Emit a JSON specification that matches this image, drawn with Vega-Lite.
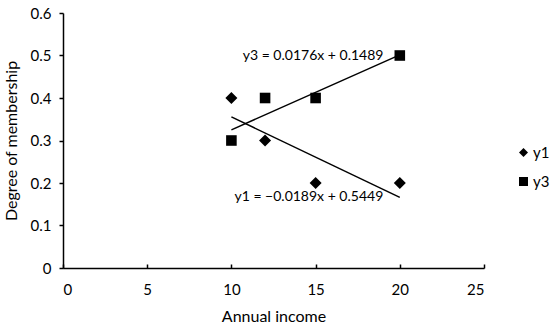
{
  "$schema": "https://vega.github.io/schema/vega-lite/v6.json",
  "autosize": "none",
  "width": 421,
  "height": 255,
  "padding": {"left": 63, "top": 13, "right": 66, "bottom": 59},
  "background": "white",
  "config": {
    "view": {"stroke": null},
    "font": "Lato",
    "axis": {"grid": false, "domainColor": "black", "tickColor": "black", "domainWidth": 1.5, "tickWidth": 1.5, "labelColor": "black", "titleColor": "black", "labelFont": "Lato", "titleFont": "Lato", "labelFontSize": 15, "titleFontSize": 16, "titleFontWeight": "normal"}
  },
  "datasets": {
    "pts": [
      {"x": 10, "y": 0.4, "series": "y1"},
      {"x": 12, "y": 0.3, "series": "y1"},
      {"x": 15, "y": 0.2, "series": "y1"},
      {"x": 20, "y": 0.2, "series": "y1"},
      {"x": 10, "y": 0.3, "series": "y3"},
      {"x": 12, "y": 0.4, "series": "y3"},
      {"x": 15, "y": 0.4, "series": "y3"},
      {"x": 20, "y": 0.5, "series": "y3"}
    ],
    "labels": [
      {"x": 14.85, "y": 0.499, "text": "y3 = 0.0176x + 0.1489"},
      {"x": 14.6, "y": 0.167, "text": "y1 = −0.0189x + 0.5449"}
    ]
  },
  "encoding": {
    "x": {"field": "x", "type": "quantitative", "scale": {"domain": [0, 25]},
      "axis": {"title": "Annual income", "values": [0, 5, 10, 15, 20, 25], "tickSize": -4, "labelPadding": 18, "titlePadding": 11}},
    "y": {"field": "y", "type": "quantitative", "scale": {"domain": [0, 0.6]},
      "axis": {"title": "Degree of membership", "values": [0, 0.1, 0.2, 0.3, 0.4, 0.5, 0.6], "tickSize": 4, "labelPadding": 8, "titlePadding": 11, "labelExpr": "datum.value == 0 ? '0' : format(datum.value, '.1f')"}}
  },
  "layer": [
    {
      "data": {"name": "pts"},
      "transform": [{"regression": "y", "on": "x", "groupby": ["series"]}],
      "mark": {"type": "line", "color": "black", "strokeWidth": 1.5},
      "encoding": {"detail": {"field": "series"}}
    },
    {
      "data": {"name": "pts"},
      "transform": [{"filter": "datum.series == 'y1'"}],
      "mark": {"type": "point", "filled": true, "opacity": 1, "color": "black", "size": 144},
      "encoding": {
        "shape": {"field": "series", "type": "nominal",
          "scale": {"domain": ["y1", "y3"], "range": ["diamond", "square"]},
          "legend": {"title": null, "orient": "none", "legendX": 453, "legendY": 132, "rowPadding": 13, "labelFontSize": 15, "labelFont": "Lato", "labelColor": "black", "symbolFillColor": "black", "symbolStrokeColor": "black", "symbolSize": 81, "labelOffset": 2}}
      }
    },
    {
      "data": {"name": "pts"},
      "transform": [{"filter": "datum.series == 'y3'"}],
      "mark": {"type": "point", "filled": true, "opacity": 1, "color": "black", "size": 112},
      "encoding": {
        "shape": {"field": "series", "type": "nominal"}
      }
    },
    {
      "data": {"name": "labels"},
      "mark": {"type": "text", "fontSize": 14, "font": "Lato", "color": "black", "align": "center", "baseline": "middle"},
      "encoding": {
        "text": {"field": "text"}
      }
    }
  ]
}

## Given exercise
Transcribe the listing in full. Omit the pictures and keep every line exact.

## Answer below
Emit a JSON specification that matches this image, drawn with Vega-Lite.
{
  "$schema": "https://vega.github.io/schema/vega-lite/v6.json",
  "autosize": "none",
  "width": 421,
  "height": 255,
  "padding": {"left": 63, "top": 13, "right": 66, "bottom": 59},
  "background": "white",
  "config": {
    "view": {"stroke": null},
    "font": "Lato",
    "axis": {"grid": false, "domainColor": "black", "tickColor": "black", "domainWidth": 1.5, "tickWidth": 1.5, "labelColor": "black", "titleColor": "black", "labelFont": "Lato", "titleFont": "Lato", "labelFontSize": 15, "titleFontSize": 16, "titleFontWeight": "normal"}
  },
  "datasets": {
    "pts": [
      {"x": 10, "y": 0.4, "series": "y1"},
      {"x": 12, "y": 0.3, "series": "y1"},
      {"x": 15, "y": 0.2, "series": "y1"},
      {"x": 20, "y": 0.2, "series": "y1"},
      {"x": 10, "y": 0.3, "series": "y3"},
      {"x": 12, "y": 0.4, "series": "y3"},
      {"x": 15, "y": 0.4, "series": "y3"},
      {"x": 20, "y": 0.5, "series": "y3"}
    ],
    "labels": [
      {"x": 14.85, "y": 0.499, "text": "y3 = 0.0176x + 0.1489"},
      {"x": 14.6, "y": 0.167, "text": "y1 = −0.0189x + 0.5449"}
    ]
  },
  "encoding": {
    "x": {"field": "x", "type": "quantitative", "scale": {"domain": [0, 25]},
      "axis": {"title": "Annual income", "values": [0, 5, 10, 15, 20, 25], "tickSize": -4, "labelPadding": 18, "titlePadding": 11}},
    "y": {"field": "y", "type": "quantitative", "scale": {"domain": [0, 0.6]},
      "axis": {"title": "Degree of membership", "values": [0, 0.1, 0.2, 0.3, 0.4, 0.5, 0.6], "tickSize": 4, "labelPadding": 8, "titlePadding": 11, "labelExpr": "datum.value == 0 ? '0' : format(datum.value, '.1f')"}}
  },
  "layer": [
    {
      "data": {"name": "pts"},
      "transform": [{"regression": "y", "on": "x", "groupby": ["series"]}],
      "mark": {"type": "line", "color": "black", "strokeWidth": 1.5},
      "encoding": {"detail": {"field": "series"}}
    },
    {
      "data": {"name": "pts"},
      "transform": [{"filter": "datum.series == 'y1'"}],
      "mark": {"type": "point", "filled": true, "opacity": 1, "color": "black", "size": 144},
      "encoding": {
        "shape": {"field": "series", "type": "nominal",
          "scale": {"domain": ["y1", "y3"], "range": ["diamond", "square"]},
          "legend": {"title": null, "orient": "none", "legendX": 453, "legendY": 132, "rowPadding": 13, "labelFontSize": 15, "labelFont": "Lato", "labelColor": "black", "symbolFillColor": "black", "symbolStrokeColor": "black", "symbolSize": 81, "labelOffset": 2}}
      }
    },
    {
      "data": {"name": "pts"},
      "transform": [{"filter": "datum.series == 'y3'"}],
      "mark": {"type": "point", "filled": true, "opacity": 1, "color": "black", "size": 112},
      "encoding": {
        "shape": {"field": "series", "type": "nominal"}
      }
    },
    {
      "data": {"name": "labels"},
      "mark": {"type": "text", "fontSize": 14, "font": "Lato", "color": "black", "align": "center", "baseline": "middle"},
      "encoding": {
        "text": {"field": "text"}
      }
    }
  ]
}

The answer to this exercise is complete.